Problem -
Please, without the pictures, retype exactly the lines from the start of the material through the line that holds "const cats = schools.map((s, i)".

Given information -

──────

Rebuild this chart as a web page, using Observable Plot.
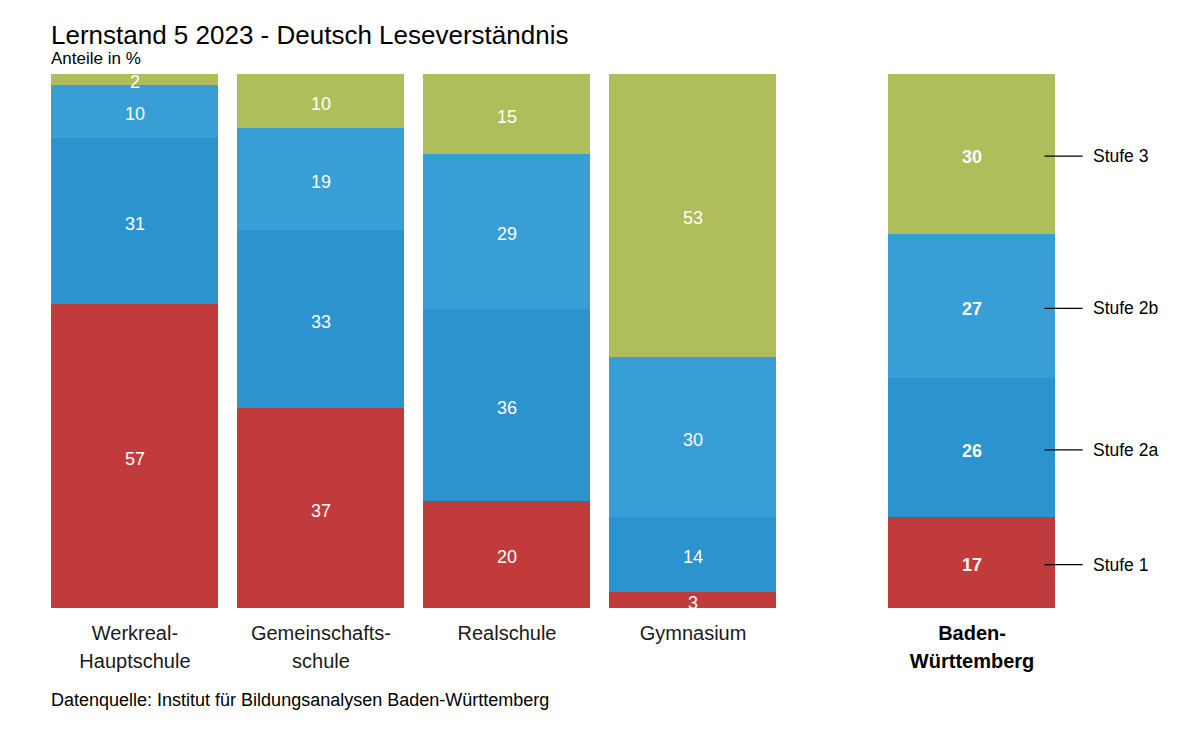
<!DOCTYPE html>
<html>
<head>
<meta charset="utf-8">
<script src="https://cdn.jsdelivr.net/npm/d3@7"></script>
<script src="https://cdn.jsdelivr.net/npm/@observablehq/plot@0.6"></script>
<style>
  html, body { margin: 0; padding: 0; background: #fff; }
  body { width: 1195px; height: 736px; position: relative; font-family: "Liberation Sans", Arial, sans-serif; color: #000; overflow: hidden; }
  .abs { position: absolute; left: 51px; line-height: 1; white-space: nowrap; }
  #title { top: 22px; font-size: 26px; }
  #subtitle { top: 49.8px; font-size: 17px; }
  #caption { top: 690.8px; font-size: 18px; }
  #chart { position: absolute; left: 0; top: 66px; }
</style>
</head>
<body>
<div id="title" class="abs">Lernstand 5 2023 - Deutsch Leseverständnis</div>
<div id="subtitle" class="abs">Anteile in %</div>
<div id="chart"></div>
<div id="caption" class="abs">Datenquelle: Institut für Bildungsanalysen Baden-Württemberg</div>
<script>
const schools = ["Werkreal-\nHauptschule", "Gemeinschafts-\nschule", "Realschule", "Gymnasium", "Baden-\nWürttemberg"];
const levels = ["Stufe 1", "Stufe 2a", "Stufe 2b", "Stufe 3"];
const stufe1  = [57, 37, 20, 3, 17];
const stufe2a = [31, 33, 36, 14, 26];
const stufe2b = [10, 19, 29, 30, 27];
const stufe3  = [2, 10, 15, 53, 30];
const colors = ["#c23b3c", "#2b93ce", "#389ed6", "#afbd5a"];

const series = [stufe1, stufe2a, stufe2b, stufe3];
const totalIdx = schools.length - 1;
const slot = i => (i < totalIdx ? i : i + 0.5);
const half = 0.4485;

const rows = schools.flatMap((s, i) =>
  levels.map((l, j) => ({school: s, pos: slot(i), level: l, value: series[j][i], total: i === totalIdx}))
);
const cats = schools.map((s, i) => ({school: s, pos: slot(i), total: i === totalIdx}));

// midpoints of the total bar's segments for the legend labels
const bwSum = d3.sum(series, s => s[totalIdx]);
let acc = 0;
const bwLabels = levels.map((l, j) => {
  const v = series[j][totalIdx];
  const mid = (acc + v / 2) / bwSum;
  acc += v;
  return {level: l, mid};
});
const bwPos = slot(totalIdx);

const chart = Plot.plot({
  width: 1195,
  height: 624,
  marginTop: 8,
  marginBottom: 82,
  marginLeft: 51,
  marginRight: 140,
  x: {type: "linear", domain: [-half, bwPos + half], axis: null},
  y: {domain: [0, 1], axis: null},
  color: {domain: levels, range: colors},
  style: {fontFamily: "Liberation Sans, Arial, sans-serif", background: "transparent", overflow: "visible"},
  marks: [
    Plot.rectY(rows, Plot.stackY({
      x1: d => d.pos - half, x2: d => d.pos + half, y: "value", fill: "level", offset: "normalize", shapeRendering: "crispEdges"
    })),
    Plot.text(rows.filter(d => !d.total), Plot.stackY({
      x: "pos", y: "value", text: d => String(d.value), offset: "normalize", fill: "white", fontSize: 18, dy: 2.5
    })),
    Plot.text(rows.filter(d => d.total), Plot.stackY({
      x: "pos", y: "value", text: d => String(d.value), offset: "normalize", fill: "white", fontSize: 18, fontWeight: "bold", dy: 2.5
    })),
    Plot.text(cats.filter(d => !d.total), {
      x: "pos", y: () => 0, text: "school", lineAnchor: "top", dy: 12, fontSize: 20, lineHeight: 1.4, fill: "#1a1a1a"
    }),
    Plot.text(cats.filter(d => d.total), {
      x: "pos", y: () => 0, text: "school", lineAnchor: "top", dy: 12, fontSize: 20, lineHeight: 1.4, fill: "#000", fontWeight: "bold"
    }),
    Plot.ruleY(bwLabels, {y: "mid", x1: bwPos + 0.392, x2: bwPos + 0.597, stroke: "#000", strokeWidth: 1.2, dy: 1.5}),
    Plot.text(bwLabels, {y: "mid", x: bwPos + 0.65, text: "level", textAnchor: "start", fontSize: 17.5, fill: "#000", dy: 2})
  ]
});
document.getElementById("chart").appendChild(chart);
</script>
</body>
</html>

──────

The result -
Rebuild this chart as a web page, using Observable Plot.
<!DOCTYPE html>
<html>
<head>
<meta charset="utf-8">
<script src="https://cdn.jsdelivr.net/npm/d3@7"></script>
<script src="https://cdn.jsdelivr.net/npm/@observablehq/plot@0.6"></script>
<style>
  html, body { margin: 0; padding: 0; background: #fff; }
  body { width: 1195px; height: 736px; position: relative; font-family: "Liberation Sans", Arial, sans-serif; color: #000; overflow: hidden; }
  .abs { position: absolute; left: 51px; line-height: 1; white-space: nowrap; }
  #title { top: 22px; font-size: 26px; }
  #subtitle { top: 49.8px; font-size: 17px; }
  #caption { top: 690.8px; font-size: 18px; }
  #chart { position: absolute; left: 0; top: 66px; }
</style>
</head>
<body>
<div id="title" class="abs">Lernstand 5 2023 - Deutsch Leseverständnis</div>
<div id="subtitle" class="abs">Anteile in %</div>
<div id="chart"></div>
<div id="caption" class="abs">Datenquelle: Institut für Bildungsanalysen Baden-Württemberg</div>
<script>
const schools = ["Werkreal-\nHauptschule", "Gemeinschafts-\nschule", "Realschule", "Gymnasium", "Baden-\nWürttemberg"];
const levels = ["Stufe 1", "Stufe 2a", "Stufe 2b", "Stufe 3"];
const stufe1  = [57, 37, 20, 3, 17];
const stufe2a = [31, 33, 36, 14, 26];
const stufe2b = [10, 19, 29, 30, 27];
const stufe3  = [2, 10, 15, 53, 30];
const colors = ["#c23b3c", "#2b93ce", "#389ed6", "#afbd5a"];

const series = [stufe1, stufe2a, stufe2b, stufe3];
const totalIdx = schools.length - 1;
const slot = i => (i < totalIdx ? i : i + 0.5);
const half = 0.4485;

const rows = schools.flatMap((s, i) =>
  levels.map((l, j) => ({school: s, pos: slot(i), level: l, value: series[j][i], total: i === totalIdx}))
);
const cats = schools.map((s, i) => ({school: s, pos: slot(i), total: i === totalIdx}));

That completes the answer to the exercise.